__Exercise task__. Everything from the opening line of the records below through the line with "the NE boxes" must be duplicated exactly, pictures left out.

________________

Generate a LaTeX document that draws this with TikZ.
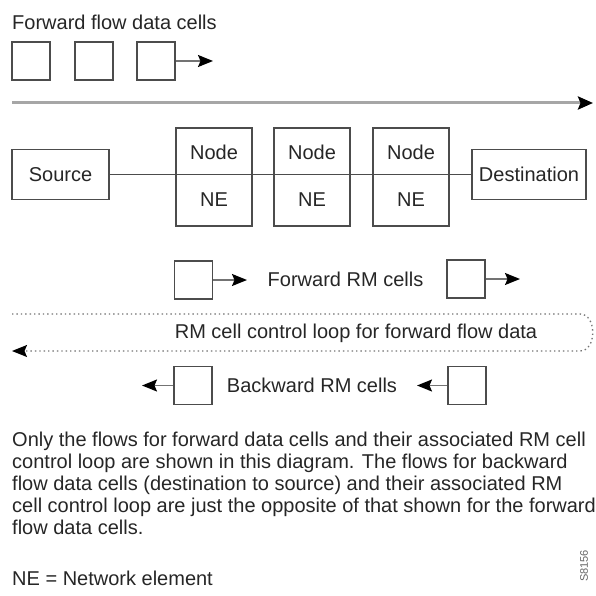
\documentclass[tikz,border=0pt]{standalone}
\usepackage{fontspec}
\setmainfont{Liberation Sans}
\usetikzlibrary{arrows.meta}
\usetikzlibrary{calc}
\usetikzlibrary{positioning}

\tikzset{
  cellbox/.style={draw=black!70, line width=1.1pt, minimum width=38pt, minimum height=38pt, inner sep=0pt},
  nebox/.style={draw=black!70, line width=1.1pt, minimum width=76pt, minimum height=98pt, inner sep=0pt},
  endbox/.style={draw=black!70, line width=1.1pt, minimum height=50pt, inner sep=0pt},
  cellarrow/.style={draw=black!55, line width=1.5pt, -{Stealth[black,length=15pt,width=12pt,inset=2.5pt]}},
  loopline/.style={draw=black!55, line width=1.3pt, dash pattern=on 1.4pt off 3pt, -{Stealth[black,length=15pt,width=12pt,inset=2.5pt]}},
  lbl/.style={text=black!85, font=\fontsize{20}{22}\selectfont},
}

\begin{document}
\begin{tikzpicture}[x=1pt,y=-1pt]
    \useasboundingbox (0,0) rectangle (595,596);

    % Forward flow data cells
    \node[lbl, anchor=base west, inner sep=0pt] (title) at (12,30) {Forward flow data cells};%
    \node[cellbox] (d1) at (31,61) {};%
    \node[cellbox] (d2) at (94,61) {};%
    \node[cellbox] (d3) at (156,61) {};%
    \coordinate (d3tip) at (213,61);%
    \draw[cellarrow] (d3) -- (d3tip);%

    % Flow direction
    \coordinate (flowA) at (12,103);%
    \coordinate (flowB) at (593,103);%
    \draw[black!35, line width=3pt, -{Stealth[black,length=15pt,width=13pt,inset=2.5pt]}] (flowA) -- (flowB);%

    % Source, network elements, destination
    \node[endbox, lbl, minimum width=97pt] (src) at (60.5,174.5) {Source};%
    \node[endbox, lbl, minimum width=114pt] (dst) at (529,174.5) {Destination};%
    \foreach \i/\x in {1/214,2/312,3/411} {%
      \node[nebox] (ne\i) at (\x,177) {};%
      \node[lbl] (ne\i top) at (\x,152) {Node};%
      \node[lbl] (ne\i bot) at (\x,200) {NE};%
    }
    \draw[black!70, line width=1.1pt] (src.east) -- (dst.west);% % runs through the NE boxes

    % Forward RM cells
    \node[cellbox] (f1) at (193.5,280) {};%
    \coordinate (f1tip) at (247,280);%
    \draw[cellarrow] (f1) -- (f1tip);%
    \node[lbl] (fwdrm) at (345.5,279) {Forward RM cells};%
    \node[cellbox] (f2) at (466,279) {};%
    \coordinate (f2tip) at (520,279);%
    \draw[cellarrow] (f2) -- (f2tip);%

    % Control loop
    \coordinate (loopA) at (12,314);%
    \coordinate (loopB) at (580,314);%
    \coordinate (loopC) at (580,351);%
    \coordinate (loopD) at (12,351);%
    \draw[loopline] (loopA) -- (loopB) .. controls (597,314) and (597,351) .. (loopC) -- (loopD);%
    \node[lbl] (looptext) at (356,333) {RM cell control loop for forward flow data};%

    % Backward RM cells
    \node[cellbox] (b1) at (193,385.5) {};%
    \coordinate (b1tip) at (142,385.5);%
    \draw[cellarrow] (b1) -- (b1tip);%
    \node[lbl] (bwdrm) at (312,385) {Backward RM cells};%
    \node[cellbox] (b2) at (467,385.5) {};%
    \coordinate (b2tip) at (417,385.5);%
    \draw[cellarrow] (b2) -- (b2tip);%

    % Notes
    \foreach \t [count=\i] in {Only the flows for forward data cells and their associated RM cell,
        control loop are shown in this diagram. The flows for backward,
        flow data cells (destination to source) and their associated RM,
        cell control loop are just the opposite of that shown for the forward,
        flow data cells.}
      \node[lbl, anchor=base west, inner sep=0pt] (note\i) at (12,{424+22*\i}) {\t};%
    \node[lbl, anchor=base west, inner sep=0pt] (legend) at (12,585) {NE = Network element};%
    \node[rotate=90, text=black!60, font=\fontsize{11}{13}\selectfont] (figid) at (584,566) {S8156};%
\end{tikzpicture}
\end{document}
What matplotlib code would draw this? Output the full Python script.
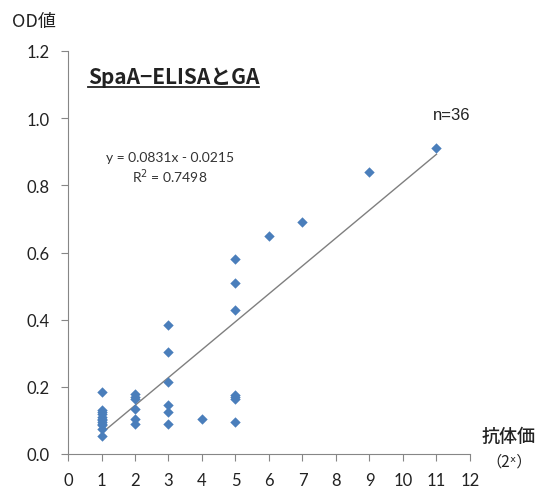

________________

__Task solution__.
Generate a LaTeX document that draws this with TikZ.
\documentclass[tikz,border=0pt]{standalone}
\usepackage{fontspec}
\setmainfont{Liberation Sans}
\usetikzlibrary{arrows.meta}
\usetikzlibrary{calc}
\usetikzlibrary{positioning}

\tikzset{
  cellbox/.style={draw=black!70, line width=1.1pt, minimum width=38pt, minimum height=38pt, inner sep=0pt},
  nebox/.style={draw=black!70, line width=1.1pt, minimum width=76pt, minimum height=98pt, inner sep=0pt},
  endbox/.style={draw=black!70, line width=1.1pt, minimum height=50pt, inner sep=0pt},
  cellarrow/.style={draw=black!55, line width=1.5pt, -{Stealth[black,length=15pt,width=12pt,inset=2.5pt]}},
  loopline/.style={draw=black!55, line width=1.3pt, dash pattern=on 1.4pt off 3pt, -{Stealth[black,length=15pt,width=12pt,inset=2.5pt]}},
  lbl/.style={text=black!85, font=\fontsize{20}{22}\selectfont},
}

\begin{document}
\begin{tikzpicture}[x=1pt,y=-1pt]
    \useasboundingbox (0,0) rectangle (595,596);

    % Forward flow data cells
    \node[lbl, anchor=base west, inner sep=0pt] (title) at (12,30) {Forward flow data cells};%
    \node[cellbox] (d1) at (31,61) {};%
    \node[cellbox] (d2) at (94,61) {};%
    \node[cellbox] (d3) at (156,61) {};%
    \coordinate (d3tip) at (213,61);%
    \draw[cellarrow] (d3) -- (d3tip);%

    % Flow direction
    \coordinate (flowA) at (12,103);%
    \coordinate (flowB) at (593,103);%
    \draw[black!35, line width=3pt, -{Stealth[black,length=15pt,width=13pt,inset=2.5pt]}] (flowA) -- (flowB);%

    % Source, network elements, destination
    \node[endbox, lbl, minimum width=97pt] (src) at (60.5,174.5) {Source};%
    \node[endbox, lbl, minimum width=114pt] (dst) at (529,174.5) {Destination};%
    \foreach \i/\x in {1/214,2/312,3/411} {%
      \node[nebox] (ne\i) at (\x,177) {};%
      \node[lbl] (ne\i top) at (\x,152) {Node};%
      \node[lbl] (ne\i bot) at (\x,200) {NE};%
    }
    \draw[black!70, line width=1.1pt] (src.east) -- (dst.west);% % runs through the NE boxes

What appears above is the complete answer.